# [WHAT YOU WILL DO]
Images are not part of the copy; write out the rest of the data exactly as given.

═══ DATA EXTRACT ═══

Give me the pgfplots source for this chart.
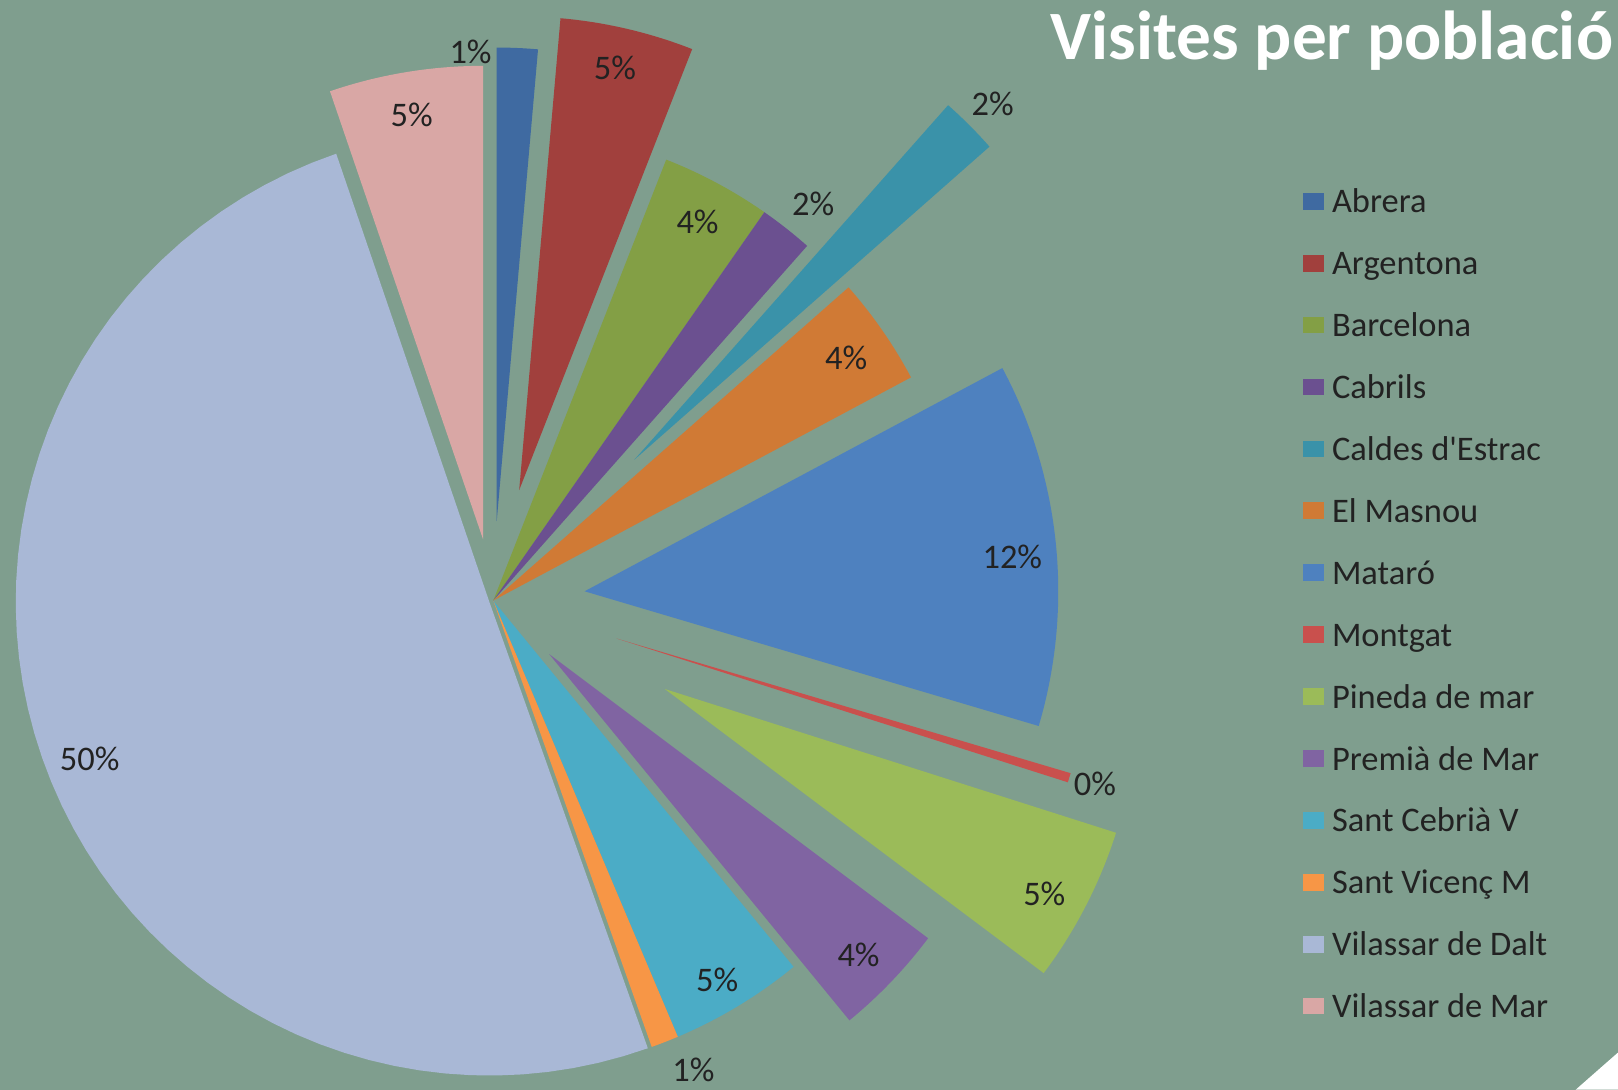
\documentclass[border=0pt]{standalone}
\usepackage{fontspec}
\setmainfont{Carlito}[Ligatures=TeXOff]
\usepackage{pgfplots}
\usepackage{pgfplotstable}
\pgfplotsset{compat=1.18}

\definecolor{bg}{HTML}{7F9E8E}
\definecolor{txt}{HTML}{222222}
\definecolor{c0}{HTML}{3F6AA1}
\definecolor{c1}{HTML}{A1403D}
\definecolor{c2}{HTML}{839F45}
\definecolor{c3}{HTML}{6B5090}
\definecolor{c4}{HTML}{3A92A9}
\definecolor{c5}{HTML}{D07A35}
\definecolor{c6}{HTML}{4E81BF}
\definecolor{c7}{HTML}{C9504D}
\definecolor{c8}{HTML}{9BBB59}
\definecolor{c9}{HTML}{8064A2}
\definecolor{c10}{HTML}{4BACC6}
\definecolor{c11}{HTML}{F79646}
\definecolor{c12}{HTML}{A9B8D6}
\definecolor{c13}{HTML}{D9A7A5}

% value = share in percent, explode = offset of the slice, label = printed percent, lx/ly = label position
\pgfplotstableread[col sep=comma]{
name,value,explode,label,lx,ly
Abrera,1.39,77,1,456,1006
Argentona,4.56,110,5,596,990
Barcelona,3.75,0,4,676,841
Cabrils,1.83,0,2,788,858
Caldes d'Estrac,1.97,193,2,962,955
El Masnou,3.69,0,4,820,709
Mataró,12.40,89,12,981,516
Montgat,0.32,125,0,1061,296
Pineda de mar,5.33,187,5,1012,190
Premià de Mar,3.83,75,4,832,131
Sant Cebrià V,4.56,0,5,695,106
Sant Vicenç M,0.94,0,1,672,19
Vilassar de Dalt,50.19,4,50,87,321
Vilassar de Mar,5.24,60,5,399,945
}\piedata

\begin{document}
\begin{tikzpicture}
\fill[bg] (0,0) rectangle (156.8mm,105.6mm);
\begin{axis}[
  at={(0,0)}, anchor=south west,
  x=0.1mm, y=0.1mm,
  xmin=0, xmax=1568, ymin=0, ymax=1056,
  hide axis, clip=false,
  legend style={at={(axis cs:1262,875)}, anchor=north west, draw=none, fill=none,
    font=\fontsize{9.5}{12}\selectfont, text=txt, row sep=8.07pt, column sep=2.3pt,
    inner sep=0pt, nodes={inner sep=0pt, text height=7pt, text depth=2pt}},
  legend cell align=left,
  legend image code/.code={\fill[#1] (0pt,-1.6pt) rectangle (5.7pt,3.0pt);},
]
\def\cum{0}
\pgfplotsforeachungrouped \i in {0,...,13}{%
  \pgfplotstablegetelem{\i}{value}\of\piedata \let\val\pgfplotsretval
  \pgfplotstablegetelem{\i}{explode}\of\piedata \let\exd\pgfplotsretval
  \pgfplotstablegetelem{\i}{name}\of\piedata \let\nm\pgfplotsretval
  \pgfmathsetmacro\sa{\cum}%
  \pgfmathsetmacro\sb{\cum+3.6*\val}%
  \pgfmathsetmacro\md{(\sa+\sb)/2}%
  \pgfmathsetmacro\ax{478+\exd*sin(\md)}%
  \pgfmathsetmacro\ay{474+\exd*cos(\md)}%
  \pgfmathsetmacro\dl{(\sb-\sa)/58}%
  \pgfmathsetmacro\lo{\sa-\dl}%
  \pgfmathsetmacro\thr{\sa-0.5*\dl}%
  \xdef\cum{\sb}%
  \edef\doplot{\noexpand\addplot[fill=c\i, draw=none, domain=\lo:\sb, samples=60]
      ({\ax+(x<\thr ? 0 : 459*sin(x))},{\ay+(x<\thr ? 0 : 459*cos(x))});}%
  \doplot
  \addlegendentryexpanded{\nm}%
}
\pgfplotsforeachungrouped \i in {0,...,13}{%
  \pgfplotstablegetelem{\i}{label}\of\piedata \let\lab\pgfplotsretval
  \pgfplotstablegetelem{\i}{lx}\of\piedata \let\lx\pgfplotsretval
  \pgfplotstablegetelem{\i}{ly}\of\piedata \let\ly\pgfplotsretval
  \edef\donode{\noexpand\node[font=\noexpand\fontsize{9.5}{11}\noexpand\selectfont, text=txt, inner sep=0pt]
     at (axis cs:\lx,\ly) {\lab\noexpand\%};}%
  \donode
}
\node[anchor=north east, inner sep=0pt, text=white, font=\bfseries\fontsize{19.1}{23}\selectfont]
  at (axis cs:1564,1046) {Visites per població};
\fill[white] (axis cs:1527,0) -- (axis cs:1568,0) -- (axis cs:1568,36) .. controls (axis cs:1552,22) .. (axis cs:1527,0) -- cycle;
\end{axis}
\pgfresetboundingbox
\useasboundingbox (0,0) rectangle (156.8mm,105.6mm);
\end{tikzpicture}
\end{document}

═══

# [EXPECTED OUTPUT]
Give me the pgfplots source for this chart.
\documentclass[border=0pt]{standalone}
\usepackage{fontspec}
\setmainfont{Carlito}[Ligatures=TeXOff]
\usepackage{pgfplots}
\usepackage{pgfplotstable}
\pgfplotsset{compat=1.18}

\definecolor{bg}{HTML}{7F9E8E}
\definecolor{txt}{HTML}{222222}
\definecolor{c0}{HTML}{3F6AA1}
\definecolor{c1}{HTML}{A1403D}
\definecolor{c2}{HTML}{839F45}
\definecolor{c3}{HTML}{6B5090}
\definecolor{c4}{HTML}{3A92A9}
\definecolor{c5}{HTML}{D07A35}
\definecolor{c6}{HTML}{4E81BF}
\definecolor{c7}{HTML}{C9504D}
\definecolor{c8}{HTML}{9BBB59}
\definecolor{c9}{HTML}{8064A2}
\definecolor{c10}{HTML}{4BACC6}
\definecolor{c11}{HTML}{F79646}
\definecolor{c12}{HTML}{A9B8D6}
\definecolor{c13}{HTML}{D9A7A5}

% value = share in percent, explode = offset of the slice, label = printed percent, lx/ly = label position
\pgfplotstableread[col sep=comma]{
name,value,explode,label,lx,ly
Abrera,1.39,77,1,456,1006
Argentona,4.56,110,5,596,990
Barcelona,3.75,0,4,676,841
Cabrils,1.83,0,2,788,858
Caldes d'Estrac,1.97,193,2,962,955
El Masnou,3.69,0,4,820,709
Mataró,12.40,89,12,981,516
Montgat,0.32,125,0,1061,296
Pineda de mar,5.33,187,5,1012,190
Premià de Mar,3.83,75,4,832,131
Sant Cebrià V,4.56,0,5,695,106
Sant Vicenç M,0.94,0,1,672,19
Vilassar de Dalt,50.19,4,50,87,321
Vilassar de Mar,5.24,60,5,399,945
}\piedata

\begin{document}
\begin{tikzpicture}
\fill[bg] (0,0) rectangle (156.8mm,105.6mm);
\begin{axis}[
  at={(0,0)}, anchor=south west,
  x=0.1mm, y=0.1mm,
  xmin=0, xmax=1568, ymin=0, ymax=1056,
  hide axis, clip=false,
  legend style={at={(axis cs:1262,875)}, anchor=north west, draw=none, fill=none,
    font=\fontsize{9.5}{12}\selectfont, text=txt, row sep=8.07pt, column sep=2.3pt,
    inner sep=0pt, nodes={inner sep=0pt, text height=7pt, text depth=2pt}},
  legend cell align=left,
  legend image code/.code={\fill[#1] (0pt,-1.6pt) rectangle (5.7pt,3.0pt);},
]
\def\cum{0}
\pgfplotsforeachungrouped \i in {0,...,13}{%
  \pgfplotstablegetelem{\i}{value}\of\piedata \let\val\pgfplotsretval
  \pgfplotstablegetelem{\i}{explode}\of\piedata \let\exd\pgfplotsretval
  \pgfplotstablegetelem{\i}{name}\of\piedata \let\nm\pgfplotsretval
  \pgfmathsetmacro\sa{\cum}%
  \pgfmathsetmacro\sb{\cum+3.6*\val}%
  \pgfmathsetmacro\md{(\sa+\sb)/2}%
  \pgfmathsetmacro\ax{478+\exd*sin(\md)}%
  \pgfmathsetmacro\ay{474+\exd*cos(\md)}%
  \pgfmathsetmacro\dl{(\sb-\sa)/58}%
  \pgfmathsetmacro\lo{\sa-\dl}%
  \pgfmathsetmacro\thr{\sa-0.5*\dl}%
  \xdef\cum{\sb}%
  \edef\doplot{\noexpand\addplot[fill=c\i, draw=none, domain=\lo:\sb, samples=60]
      ({\ax+(x<\thr ? 0 : 459*sin(x))},{\ay+(x<\thr ? 0 : 459*cos(x))});}%
  \doplot
  \addlegendentryexpanded{\nm}%
}
\pgfplotsforeachungrouped \i in {0,...,13}{%
  \pgfplotstablegetelem{\i}{label}\of\piedata \let\lab\pgfplotsretval
  \pgfplotstablegetelem{\i}{lx}\of\piedata \let\lx\pgfplotsretval
  \pgfplotstablegetelem{\i}{ly}\of\piedata \let\ly\pgfplotsretval
  \edef\donode{\noexpand\node[font=\noexpand\fontsize{9.5}{11}\noexpand\selectfont, text=txt, inner sep=0pt]
     at (axis cs:\lx,\ly) {\lab\noexpand\%};}%
  \donode
}
\node[anchor=north east, inner sep=0pt, text=white, font=\bfseries\fontsize{19.1}{23}\selectfont]
  at (axis cs:1564,1046) {Visites per població};
\fill[white] (axis cs:1527,0) -- (axis cs:1568,0) -- (axis cs:1568,36) .. controls (axis cs:1552,22) .. (axis cs:1527,0) -- cycle;
\end{axis}
\pgfresetboundingbox
\useasboundingbox (0,0) rectangle (156.8mm,105.6mm);
\end{tikzpicture}
\end{document}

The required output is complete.